D'ici un an, elle fêtera 20 ans d'existence ! À travers le numéro 166 de Mars-Avril 2021, c'est le partage du printemps et du renouveau qui est à l'honneur avec une édition spéciale consacrée par ailleurs à « L'adieu-clarté de Philippe Jaccottet », lecture par Dana Shishmanian de La Clarté Notre-Dame, paru en février 2021, aux éditions Gallimard, dont la dédicataire, José-Flore Tappy parle en ces mots : « Il y a quelque chose de testamentaire dans ce texte. On sent le poète prêt à franchir le dernier seuil, mais aussi vouloir retenir quelque chose – ou se tenir à une main invisible pour ne pas glisser trop vite… le son d’une cloche, le murmure d’une eau vive, un vers de Hölderlin, de Dante ou de Leopardi, un haïku. C’est un vieil homme qui se prépare au dernier voyage. » Véritable madeleine de Proust d’où s’élève ce chant ultime !

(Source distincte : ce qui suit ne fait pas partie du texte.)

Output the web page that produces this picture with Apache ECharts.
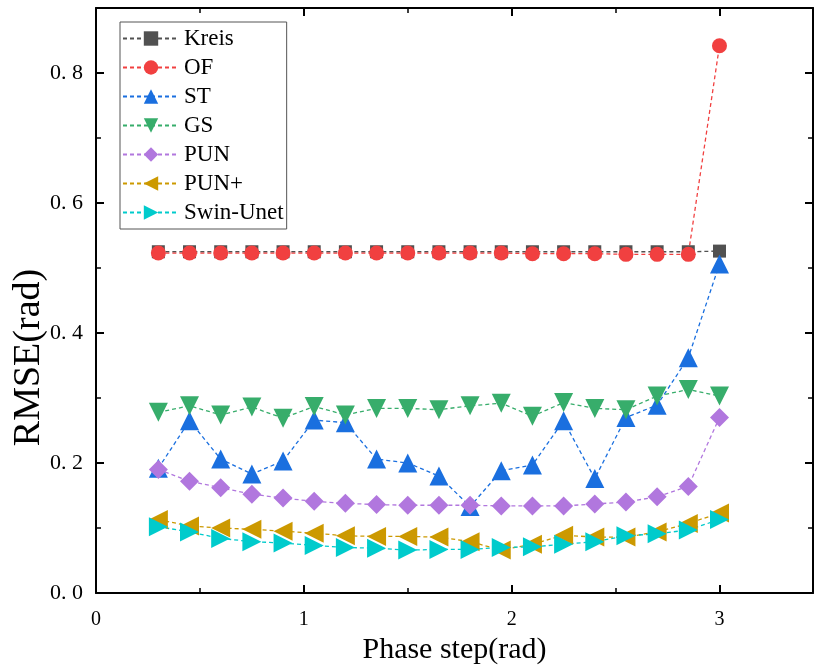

Revue Francopolis, http://www.francopolis.net
Temps de la mémoire en prélude à la saison du merveilleux, dont certaines rubriques montrent les horizons, comme la nouvelle de Bibliothèque Francopolis consacrée à Éloge de l’émerveillement de Jeanne Gerval ARouff, livret représentant, toujours selon sa préfacière Dana Shishmanian, « la quintessence d’une œuvre et d’une vie, dans l’expression de leur but ultime : retrouver le regard qui nous regarde quand nous regardons dans le monde… et en nous-même. », quête plongeant ses racines dans la philosophie antique de Socrate auquel on prête l’adage : « La sagesse commence dans l’émerveillement ». Spiritualité d’une démarche aux yeux des poètes, dont les billets d’humeur et aphorismes en réflexions sur notre temps gardent la nostalgie, tels Le temps d’oublier Dieu par Michel Ostertag : « Dieu est sorti de notre pensée, de notre réflexion, nous sommes entrés dans un temps d’oubli, de lui de ses préceptes. Mais pourra-t-on continuer ainsi indéfiniment ? Le temps d’oublier Dieu est forcément un temps court, donné sur une période calculée. Le tumulte du monde devra s’estomper un jour ou l’autre, la sérénité devra réapparaître pour nous tous, qui ne souhaite pas cela ? Espérons que le temps d’oublier Dieu devienne un vague souvenir dont plus personne ne se souviendra ! »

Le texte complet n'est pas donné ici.